Prompt:
Which lines have the string "this"? Copy all of them from the entries below.

__________________________________________________

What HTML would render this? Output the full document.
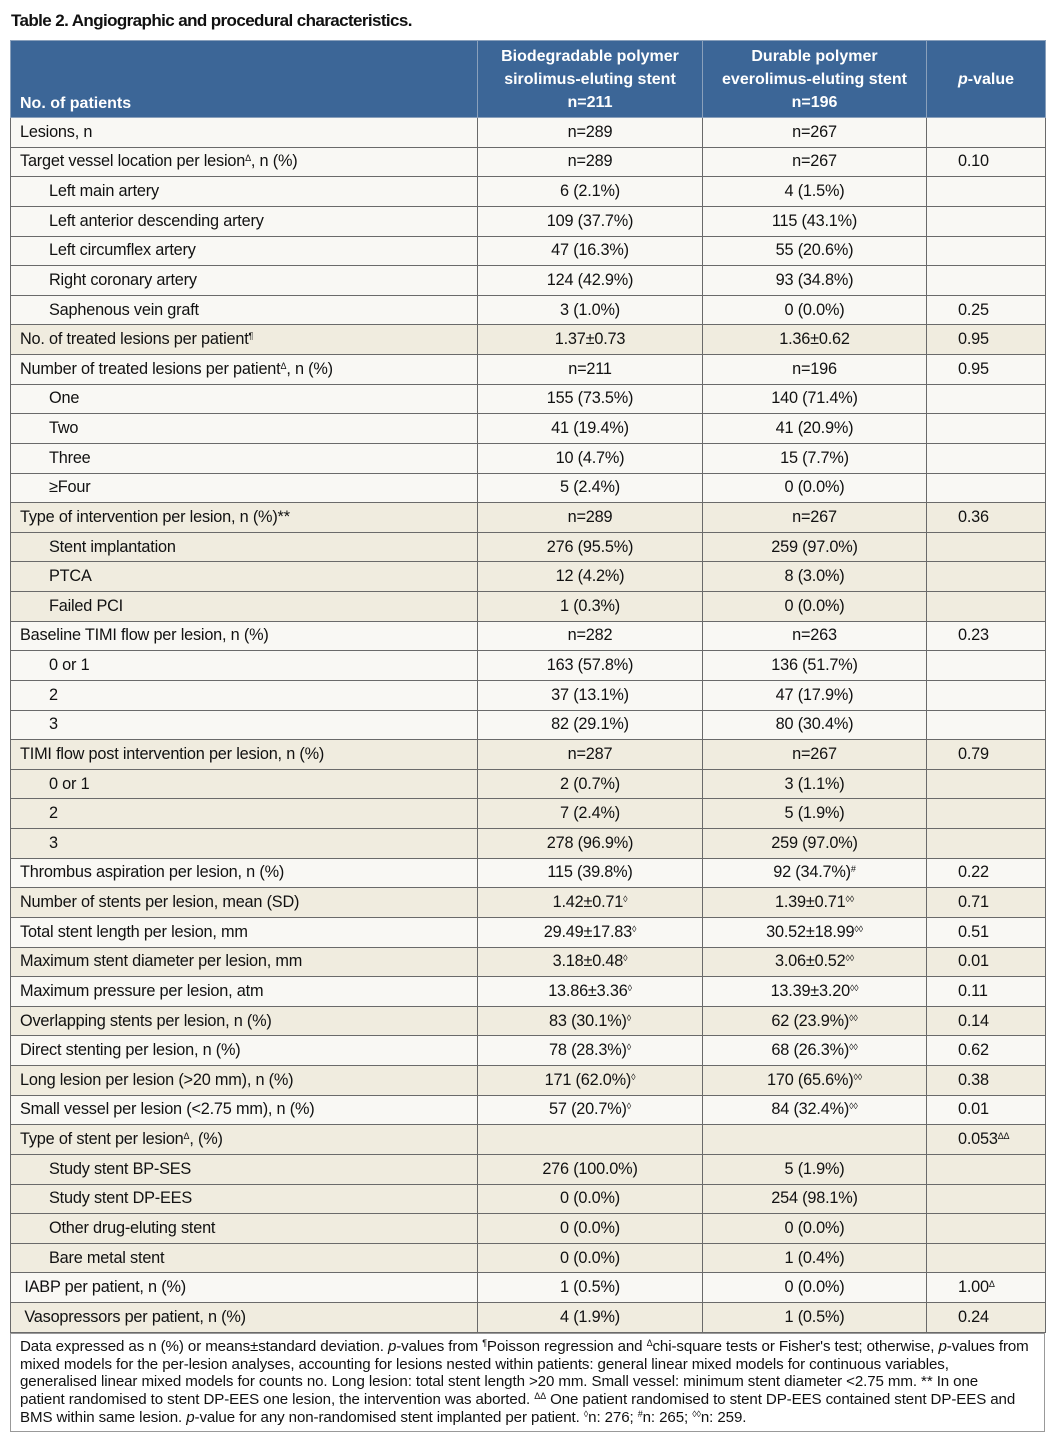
<!DOCTYPE html>
<html><head><meta charset="utf-8"><style>
body{margin:0;background:#fff;width:1060px;height:1445px;position:relative;font-family:"Liberation Sans",sans-serif;color:#111}
.title{position:absolute;left:11px;top:11px;font-weight:bold;font-size:17px;letter-spacing:-0.6px}
table{position:absolute;left:10px;top:40px;width:1035px;border-collapse:collapse;table-layout:fixed;font-size:16.3px;letter-spacing:-0.2px}
td,th{border:1px solid #6a6a6a;padding:0;white-space:nowrap}
th{background:#3c6697;color:#fff;font-weight:bold;font-size:16px;height:73px;text-align:center;vertical-align:bottom;padding-bottom:3px;line-height:23px;border-color:#8aa0bb;letter-spacing:0}
th.l{text-align:left;padding-left:9px;padding-bottom:2px}
tr.r td{height:28.63px}
td{background:#f9f8f4}
tr.b td{background:#f0ecdf}
td.a{padding-left:9px}
td.i{padding-left:38px}
td.c{text-align:center}
td.p{padding-left:31px}
sup{font-size:9px;vertical-align:5px;line-height:0}
.foot{position:absolute;left:10px;top:1333px;width:1035px;height:99px;border:1px solid #999;font-size:15.1px;line-height:17.7px;padding:4px 0 0 9px;box-sizing:border-box;white-space:nowrap;letter-spacing:-0.1px}
</style></head><body>
<div class="title">Table 2. Angiographic and procedural characteristics.</div>
<table>
<colgroup><col style="width:467px"><col style="width:225px"><col style="width:224px"><col style="width:119px"></colgroup>
<tr><th class="l">No. of patients</th><th>Biodegradable polymer<br>sirolimus-eluting stent<br>n=211</th><th>Durable polymer<br>everolimus-eluting stent<br>n=196</th><th style="vertical-align:middle;padding-bottom:0"><i>p</i>-value</th></tr>
<tr class="r"><td class="a">Lesions, n</td><td class="c">n=289</td><td class="c">n=267</td><td></td></tr>
<tr class="r"><td class="a">Target vessel location per lesion<sup>Δ</sup>, n (%)</td><td class="c">n=289</td><td class="c">n=267</td><td class="p">0.10</td></tr>
<tr class="r"><td class="i">Left main artery</td><td class="c">6 (2.1%)</td><td class="c">4 (1.5%)</td><td></td></tr>
<tr class="r"><td class="i">Left anterior descending artery</td><td class="c">109 (37.7%)</td><td class="c">115 (43.1%)</td><td></td></tr>
<tr class="r"><td class="i">Left circumflex artery</td><td class="c">47 (16.3%)</td><td class="c">55 (20.6%)</td><td></td></tr>
<tr class="r"><td class="i">Right coronary artery</td><td class="c">124 (42.9%)</td><td class="c">93 (34.8%)</td><td></td></tr>
<tr class="r"><td class="i">Saphenous vein graft</td><td class="c">3 (1.0%)</td><td class="c">0 (0.0%)</td><td class="p">0.25</td></tr>
<tr class="r b"><td class="a">No. of treated lesions per patient<sup>¶</sup></td><td class="c">1.37±0.73</td><td class="c">1.36±0.62</td><td class="p">0.95</td></tr>
<tr class="r"><td class="a">Number of treated lesions per patient<sup>Δ</sup>, n (%)</td><td class="c">n=211</td><td class="c">n=196</td><td class="p">0.95</td></tr>
<tr class="r"><td class="i">One</td><td class="c">155 (73.5%)</td><td class="c">140 (71.4%)</td><td></td></tr>
<tr class="r"><td class="i">Two</td><td class="c">41 (19.4%)</td><td class="c">41 (20.9%)</td><td></td></tr>
<tr class="r"><td class="i">Three</td><td class="c">10 (4.7%)</td><td class="c">15 (7.7%)</td><td></td></tr>
<tr class="r"><td class="i">≥Four</td><td class="c">5 (2.4%)</td><td class="c">0 (0.0%)</td><td></td></tr>
<tr class="r b"><td class="a">Type of intervention per lesion, n (%)**</td><td class="c">n=289</td><td class="c">n=267</td><td class="p">0.36</td></tr>
<tr class="r b"><td class="i">Stent implantation</td><td class="c">276 (95.5%)</td><td class="c">259 (97.0%)</td><td></td></tr>
<tr class="r b"><td class="i">PTCA</td><td class="c">12 (4.2%)</td><td class="c">8 (3.0%)</td><td></td></tr>
<tr class="r b"><td class="i">Failed PCI</td><td class="c">1 (0.3%)</td><td class="c">0 (0.0%)</td><td></td></tr>
<tr class="r"><td class="a">Baseline TIMI flow per lesion, n (%)</td><td class="c">n=282</td><td class="c">n=263</td><td class="p">0.23</td></tr>
<tr class="r"><td class="i">0 or 1</td><td class="c">163 (57.8%)</td><td class="c">136 (51.7%)</td><td></td></tr>
<tr class="r"><td class="i">2</td><td class="c">37 (13.1%)</td><td class="c">47 (17.9%)</td><td></td></tr>
<tr class="r"><td class="i">3</td><td class="c">82 (29.1%)</td><td class="c">80 (30.4%)</td><td></td></tr>
<tr class="r b"><td class="a">TIMI flow post intervention per lesion, n (%)</td><td class="c">n=287</td><td class="c">n=267</td><td class="p">0.79</td></tr>
<tr class="r b"><td class="i">0 or 1</td><td class="c">2 (0.7%)</td><td class="c">3 (1.1%)</td><td></td></tr>
<tr class="r b"><td class="i">2</td><td class="c">7 (2.4%)</td><td class="c">5 (1.9%)</td><td></td></tr>
<tr class="r b"><td class="i">3</td><td class="c">278 (96.9%)</td><td class="c">259 (97.0%)</td><td></td></tr>
<tr class="r"><td class="a">Thrombus aspiration per lesion, n (%)</td><td class="c">115 (39.8%)</td><td class="c">92 (34.7%)<sup>#</sup></td><td class="p">0.22</td></tr>
<tr class="r b"><td class="a">Number of stents per lesion, mean (SD)</td><td class="c">1.42±0.71<sup>◊</sup></td><td class="c">1.39±0.71<sup>◊◊</sup></td><td class="p">0.71</td></tr>
<tr class="r"><td class="a">Total stent length per lesion, mm</td><td class="c">29.49±17.83<sup>◊</sup></td><td class="c">30.52±18.99<sup>◊◊</sup></td><td class="p">0.51</td></tr>
<tr class="r b"><td class="a">Maximum stent diameter per lesion, mm</td><td class="c">3.18±0.48<sup>◊</sup></td><td class="c">3.06±0.52<sup>◊◊</sup></td><td class="p">0.01</td></tr>
<tr class="r"><td class="a">Maximum pressure per lesion, atm</td><td class="c">13.86±3.36<sup>◊</sup></td><td class="c">13.39±3.20<sup>◊◊</sup></td><td class="p">0.11</td></tr>
<tr class="r b"><td class="a">Overlapping stents per lesion, n (%)</td><td class="c">83 (30.1%)<sup>◊</sup></td><td class="c">62 (23.9%)<sup>◊◊</sup></td><td class="p">0.14</td></tr>
<tr class="r"><td class="a">Direct stenting per lesion, n (%)</td><td class="c">78 (28.3%)<sup>◊</sup></td><td class="c">68 (26.3%)<sup>◊◊</sup></td><td class="p">0.62</td></tr>
<tr class="r b"><td class="a">Long lesion per lesion (&gt;20 mm), n (%)</td><td class="c">171 (62.0%)<sup>◊</sup></td><td class="c">170 (65.6%)<sup>◊◊</sup></td><td class="p">0.38</td></tr>
<tr class="r"><td class="a">Small vessel per lesion (&lt;2.75 mm), n (%)</td><td class="c">57 (20.7%)<sup>◊</sup></td><td class="c">84 (32.4%)<sup>◊◊</sup></td><td class="p">0.01</td></tr>
<tr class="r b"><td class="a">Type of stent per lesion<sup>Δ</sup>, (%)</td><td></td><td></td><td class="p">0.053<sup>ΔΔ</sup></td></tr>
<tr class="r b"><td class="i">Study stent BP-SES</td><td class="c">276 (100.0%)</td><td class="c">5 (1.9%)</td><td></td></tr>
<tr class="r b"><td class="i">Study stent DP-EES</td><td class="c">0 (0.0%)</td><td class="c">254 (98.1%)</td><td></td></tr>
<tr class="r b"><td class="i">Other drug-eluting stent</td><td class="c">0 (0.0%)</td><td class="c">0 (0.0%)</td><td></td></tr>
<tr class="r b"><td class="i">Bare metal stent</td><td class="c">0 (0.0%)</td><td class="c">1 (0.4%)</td><td></td></tr>
<tr class="r"><td class="a">&nbsp;IABP per patient, n (%)</td><td class="c">1 (0.5%)</td><td class="c">0 (0.0%)</td><td class="p">1.00<sup>Δ</sup></td></tr>
<tr class="r b"><td class="a">&nbsp;Vasopressors per patient, n (%)</td><td class="c">4 (1.9%)</td><td class="c">1 (0.5%)</td><td class="p">0.24</td></tr>
</table>
<div class="foot">Data expressed as n (%) or means±standard deviation. <i>p</i>-values from <sup>¶</sup>Poisson regression and <sup>Δ</sup>chi-square tests or Fisher's test; otherwise, <i>p</i>-values from<br>mixed models for the per-lesion analyses, accounting for lesions nested within patients: general linear mixed models for continuous variables,<br>generalised linear mixed models for counts no. Long lesion: total stent length &gt;20 mm. Small vessel: minimum stent diameter &lt;2.75 mm. ** In one<br>patient randomised to stent DP-EES one lesion, the intervention was aborted. <sup>ΔΔ</sup> One patient randomised to stent DP-EES contained stent DP-EES and<br>BMS within same lesion. <i>p</i>-value for any non-randomised stent implanted per patient. <sup>◊</sup>n: 276; <sup>#</sup>n: 265; <sup>◊◊</sup>n: 259.</div>
</body></html>
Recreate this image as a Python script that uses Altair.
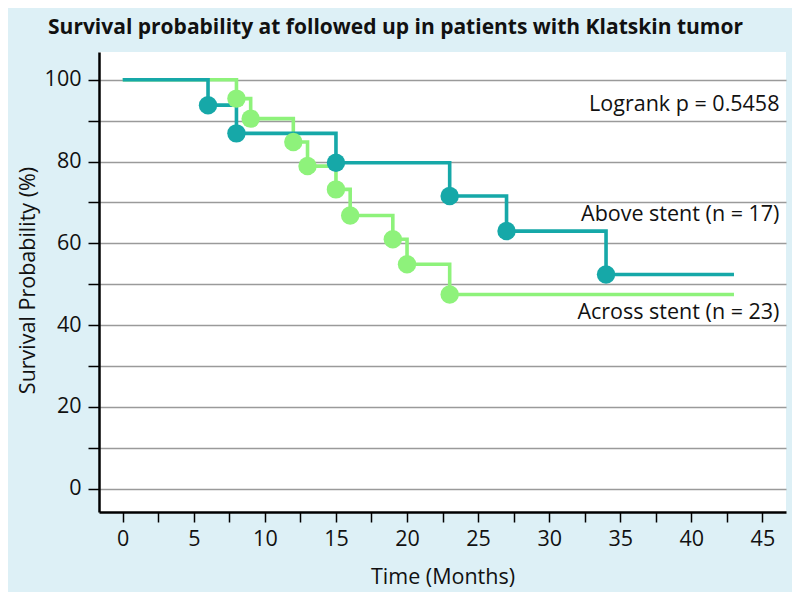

__________________________________________________

Task result:
What HTML would render this? Output the full document.
Recreate this image as a Python script that uses Altair.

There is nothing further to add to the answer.